Can we forgive a person who doesn’t think he’s done wrong and we think he has, or if he doesn’t ask for any forgiveness? The answer is we can and we must. We must do our part in the forgiveness. This is what Jesus meant, I think, when he said, “Love your enemies . . . bless those who curse you, pray for those who abuse you” (Luke 6:27–28). They are still our enemies when we do that. They have not asked for any forgiveness, and they don’t think they need any, making life miserable for us — and they think they ought to. We are to bless them, and that blessing means that our part of the inward forgiveness has happened.
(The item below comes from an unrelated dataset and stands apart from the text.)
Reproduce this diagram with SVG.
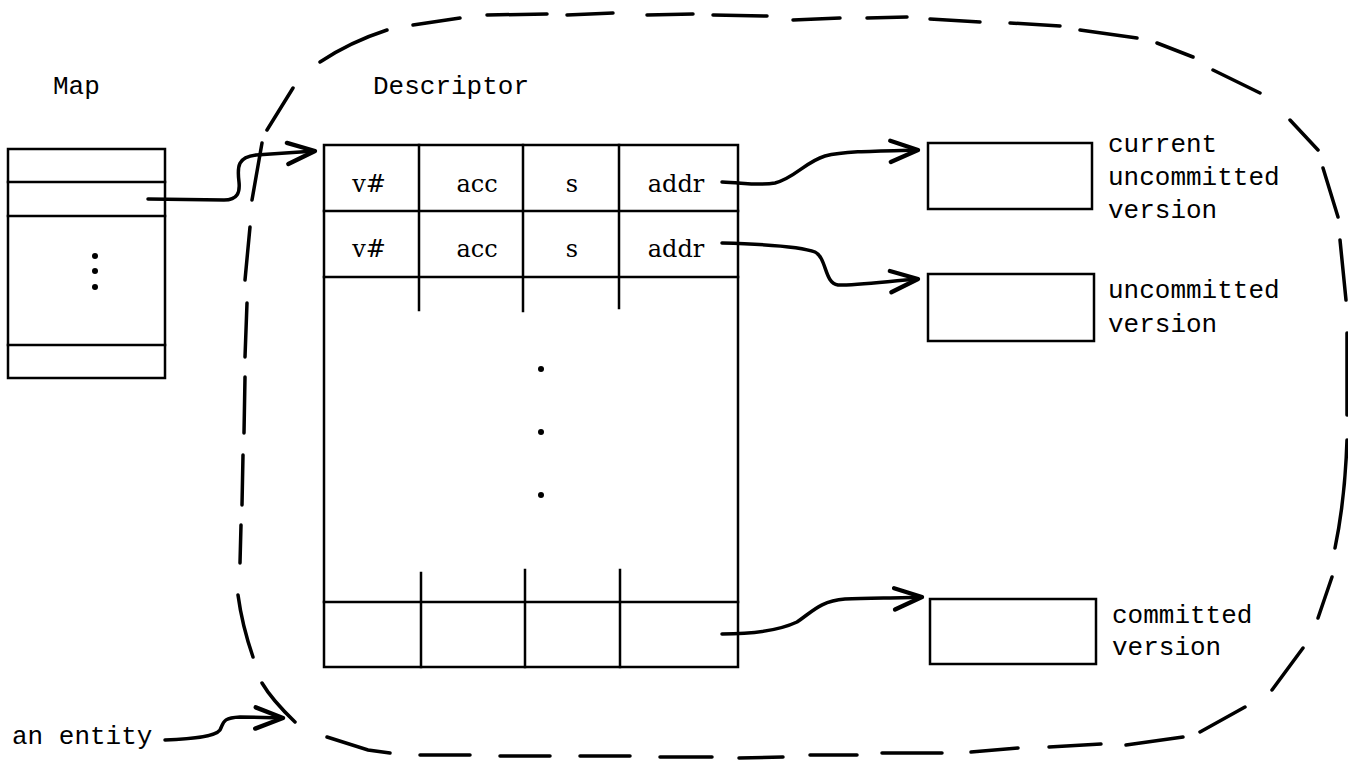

The opposite of forgiveness is holding a grudge, but blessing is the opposite of holding a grudge, and so blessing is a kind of forgiving.
“One good deed left undone does not prove our lostness. It will be covered by Christ’s blood through faith.”
It is true — I suppose this is what he’s thinking — it is true that the full effect of forgiveness can only happen if the other person believes they need it and want it. That’s why it’s so frustrating when you want to forgive somebody and they don’t think they need any forgiveness. But we do not wait for that, right? We don’t wait for them to do their half before we do our half. We must be rid of bitterness and grudges right away. We do what Jesus did on the cross.
In 1 Peter it’s described so powerfully. This is how Christ set an example for us: “When he was reviled, he did not revile in return; when he suffered, he did not threaten,” — in fact, he prayed for their forgiveness; here’s what it says — “but continued entrusting himself to him who judges justly” (1 Peter 2:23).
We must renounce revenge and trust our cause to God and then return good for evil. That’s our part of forgiveness, and we can do it whether the adversary admits wrong or not. One great miracle has already happened in us. We’re not responsible for the other miracle of repentance in them.